### Aim
Write each line of the material exactly as given, from the top through the line that contains "(0,0) rectangle (619,614);", and omit all pictures.

### Data lines

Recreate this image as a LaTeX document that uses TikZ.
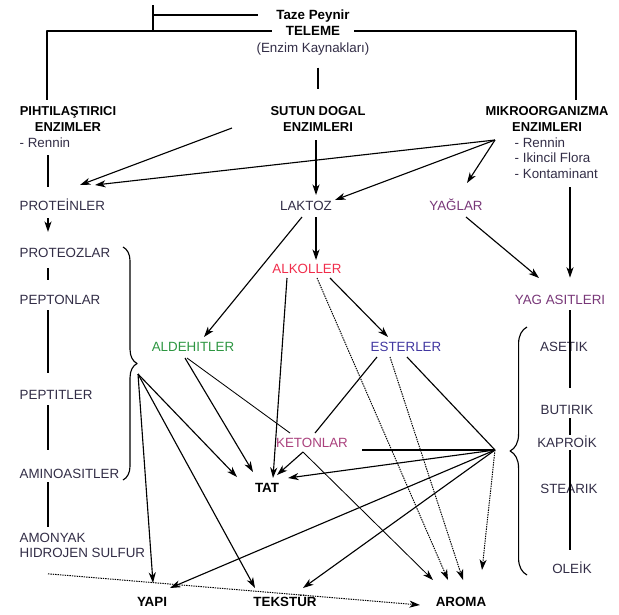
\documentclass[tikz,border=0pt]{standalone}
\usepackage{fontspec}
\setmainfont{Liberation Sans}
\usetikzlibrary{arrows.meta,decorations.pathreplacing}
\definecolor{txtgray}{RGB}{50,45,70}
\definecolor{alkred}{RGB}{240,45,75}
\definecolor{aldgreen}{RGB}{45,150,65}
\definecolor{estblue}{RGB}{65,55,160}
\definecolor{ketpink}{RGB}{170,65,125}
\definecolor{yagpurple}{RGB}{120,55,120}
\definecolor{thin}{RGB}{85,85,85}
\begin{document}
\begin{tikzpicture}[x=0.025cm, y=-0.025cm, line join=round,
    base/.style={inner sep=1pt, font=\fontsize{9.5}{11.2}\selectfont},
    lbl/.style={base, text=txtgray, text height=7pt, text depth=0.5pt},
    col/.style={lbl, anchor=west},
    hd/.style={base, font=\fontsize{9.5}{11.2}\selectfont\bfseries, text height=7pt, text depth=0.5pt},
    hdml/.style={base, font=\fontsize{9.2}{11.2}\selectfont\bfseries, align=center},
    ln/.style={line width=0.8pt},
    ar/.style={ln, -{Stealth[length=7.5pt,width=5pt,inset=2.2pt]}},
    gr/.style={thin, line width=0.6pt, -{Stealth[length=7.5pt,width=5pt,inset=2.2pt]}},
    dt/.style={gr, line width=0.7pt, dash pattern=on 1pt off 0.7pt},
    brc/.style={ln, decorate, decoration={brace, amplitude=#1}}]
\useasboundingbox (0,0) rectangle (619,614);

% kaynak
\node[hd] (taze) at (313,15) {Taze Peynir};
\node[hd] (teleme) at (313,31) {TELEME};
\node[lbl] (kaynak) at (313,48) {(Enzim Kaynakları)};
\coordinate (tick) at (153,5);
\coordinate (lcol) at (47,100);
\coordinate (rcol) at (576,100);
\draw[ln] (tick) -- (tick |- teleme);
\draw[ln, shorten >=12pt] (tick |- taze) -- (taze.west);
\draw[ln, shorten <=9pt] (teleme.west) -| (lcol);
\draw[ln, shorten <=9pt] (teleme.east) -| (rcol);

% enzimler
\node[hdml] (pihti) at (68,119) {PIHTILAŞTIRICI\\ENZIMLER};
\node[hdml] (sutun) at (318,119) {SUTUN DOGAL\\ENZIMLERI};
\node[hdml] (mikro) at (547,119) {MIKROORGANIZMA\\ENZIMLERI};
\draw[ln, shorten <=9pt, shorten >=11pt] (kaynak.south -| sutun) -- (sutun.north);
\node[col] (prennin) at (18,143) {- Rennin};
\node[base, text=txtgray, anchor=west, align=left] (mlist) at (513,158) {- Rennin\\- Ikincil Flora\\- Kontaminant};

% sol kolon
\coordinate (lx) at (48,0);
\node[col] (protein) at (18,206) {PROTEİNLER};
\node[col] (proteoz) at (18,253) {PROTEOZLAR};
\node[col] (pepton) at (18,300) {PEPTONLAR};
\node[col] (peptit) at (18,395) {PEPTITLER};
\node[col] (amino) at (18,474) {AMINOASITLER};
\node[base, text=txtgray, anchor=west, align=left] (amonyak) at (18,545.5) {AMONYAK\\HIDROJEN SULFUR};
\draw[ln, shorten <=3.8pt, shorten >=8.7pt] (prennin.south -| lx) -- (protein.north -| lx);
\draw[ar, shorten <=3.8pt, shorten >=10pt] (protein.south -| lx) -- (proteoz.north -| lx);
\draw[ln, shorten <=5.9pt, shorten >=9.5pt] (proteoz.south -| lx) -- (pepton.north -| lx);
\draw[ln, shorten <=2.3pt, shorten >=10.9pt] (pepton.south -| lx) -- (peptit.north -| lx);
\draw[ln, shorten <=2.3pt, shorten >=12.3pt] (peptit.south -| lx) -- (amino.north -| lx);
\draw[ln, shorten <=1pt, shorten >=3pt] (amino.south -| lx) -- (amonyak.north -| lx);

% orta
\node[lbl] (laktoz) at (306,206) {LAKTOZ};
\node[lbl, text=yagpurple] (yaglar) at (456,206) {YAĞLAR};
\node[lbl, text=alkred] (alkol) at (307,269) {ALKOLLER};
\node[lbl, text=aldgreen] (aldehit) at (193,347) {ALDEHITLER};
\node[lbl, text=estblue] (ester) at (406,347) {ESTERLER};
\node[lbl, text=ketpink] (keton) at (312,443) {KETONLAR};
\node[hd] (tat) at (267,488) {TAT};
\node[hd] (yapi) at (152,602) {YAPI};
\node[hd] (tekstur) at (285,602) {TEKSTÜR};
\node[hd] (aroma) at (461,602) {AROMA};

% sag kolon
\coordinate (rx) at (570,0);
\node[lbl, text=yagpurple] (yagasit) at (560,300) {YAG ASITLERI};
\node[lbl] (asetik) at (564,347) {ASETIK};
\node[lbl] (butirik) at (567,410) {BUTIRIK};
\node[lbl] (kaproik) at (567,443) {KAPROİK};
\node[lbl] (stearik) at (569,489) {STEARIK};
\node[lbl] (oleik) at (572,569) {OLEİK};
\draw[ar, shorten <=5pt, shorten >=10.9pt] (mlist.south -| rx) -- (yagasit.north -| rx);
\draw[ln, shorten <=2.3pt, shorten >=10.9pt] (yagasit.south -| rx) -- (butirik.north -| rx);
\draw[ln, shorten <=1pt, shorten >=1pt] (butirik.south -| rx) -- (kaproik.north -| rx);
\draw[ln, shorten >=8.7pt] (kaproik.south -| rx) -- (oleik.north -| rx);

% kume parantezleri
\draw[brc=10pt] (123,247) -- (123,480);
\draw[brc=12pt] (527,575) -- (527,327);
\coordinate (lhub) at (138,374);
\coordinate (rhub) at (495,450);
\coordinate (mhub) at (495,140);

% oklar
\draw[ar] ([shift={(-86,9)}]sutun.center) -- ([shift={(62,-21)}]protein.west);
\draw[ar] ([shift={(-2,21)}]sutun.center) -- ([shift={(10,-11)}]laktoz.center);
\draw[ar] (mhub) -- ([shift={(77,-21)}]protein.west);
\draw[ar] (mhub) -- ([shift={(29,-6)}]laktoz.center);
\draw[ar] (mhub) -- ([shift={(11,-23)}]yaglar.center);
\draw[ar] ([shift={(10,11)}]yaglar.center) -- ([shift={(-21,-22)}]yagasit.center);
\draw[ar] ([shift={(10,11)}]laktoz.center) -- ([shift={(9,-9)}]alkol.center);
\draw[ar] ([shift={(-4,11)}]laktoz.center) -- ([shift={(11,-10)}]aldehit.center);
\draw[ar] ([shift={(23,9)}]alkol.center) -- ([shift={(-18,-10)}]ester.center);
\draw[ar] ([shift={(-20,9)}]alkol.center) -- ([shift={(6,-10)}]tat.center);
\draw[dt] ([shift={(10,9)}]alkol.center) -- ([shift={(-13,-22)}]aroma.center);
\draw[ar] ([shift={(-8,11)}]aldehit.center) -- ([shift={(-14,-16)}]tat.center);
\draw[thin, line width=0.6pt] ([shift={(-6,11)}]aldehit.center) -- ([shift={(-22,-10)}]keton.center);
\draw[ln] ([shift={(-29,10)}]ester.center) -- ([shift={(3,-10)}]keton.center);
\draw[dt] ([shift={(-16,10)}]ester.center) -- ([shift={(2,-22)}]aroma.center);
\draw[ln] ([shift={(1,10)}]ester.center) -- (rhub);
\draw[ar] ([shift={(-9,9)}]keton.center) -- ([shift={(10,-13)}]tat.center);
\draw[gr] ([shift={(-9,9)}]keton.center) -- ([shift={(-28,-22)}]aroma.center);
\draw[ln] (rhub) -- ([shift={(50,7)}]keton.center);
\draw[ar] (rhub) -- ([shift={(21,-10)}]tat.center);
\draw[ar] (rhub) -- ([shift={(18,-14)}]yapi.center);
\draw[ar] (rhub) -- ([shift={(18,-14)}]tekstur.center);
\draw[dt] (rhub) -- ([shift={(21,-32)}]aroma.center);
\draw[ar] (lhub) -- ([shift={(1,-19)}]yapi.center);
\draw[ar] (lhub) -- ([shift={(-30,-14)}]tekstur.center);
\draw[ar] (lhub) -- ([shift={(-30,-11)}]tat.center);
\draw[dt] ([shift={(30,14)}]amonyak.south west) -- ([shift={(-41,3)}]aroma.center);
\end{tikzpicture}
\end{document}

### Worked answer
Recreate this image as a LaTeX document that uses TikZ.
\documentclass[tikz,border=0pt]{standalone}
\usepackage{fontspec}
\setmainfont{Liberation Sans}
\usetikzlibrary{arrows.meta,decorations.pathreplacing}
\definecolor{txtgray}{RGB}{50,45,70}
\definecolor{alkred}{RGB}{240,45,75}
\definecolor{aldgreen}{RGB}{45,150,65}
\definecolor{estblue}{RGB}{65,55,160}
\definecolor{ketpink}{RGB}{170,65,125}
\definecolor{yagpurple}{RGB}{120,55,120}
\definecolor{thin}{RGB}{85,85,85}
\begin{document}
\begin{tikzpicture}[x=0.025cm, y=-0.025cm, line join=round,
    base/.style={inner sep=1pt, font=\fontsize{9.5}{11.2}\selectfont},
    lbl/.style={base, text=txtgray, text height=7pt, text depth=0.5pt},
    col/.style={lbl, anchor=west},
    hd/.style={base, font=\fontsize{9.5}{11.2}\selectfont\bfseries, text height=7pt, text depth=0.5pt},
    hdml/.style={base, font=\fontsize{9.2}{11.2}\selectfont\bfseries, align=center},
    ln/.style={line width=0.8pt},
    ar/.style={ln, -{Stealth[length=7.5pt,width=5pt,inset=2.2pt]}},
    gr/.style={thin, line width=0.6pt, -{Stealth[length=7.5pt,width=5pt,inset=2.2pt]}},
    dt/.style={gr, line width=0.7pt, dash pattern=on 1pt off 0.7pt},
    brc/.style={ln, decorate, decoration={brace, amplitude=#1}}]
\useasboundingbox (0,0) rectangle (619,614);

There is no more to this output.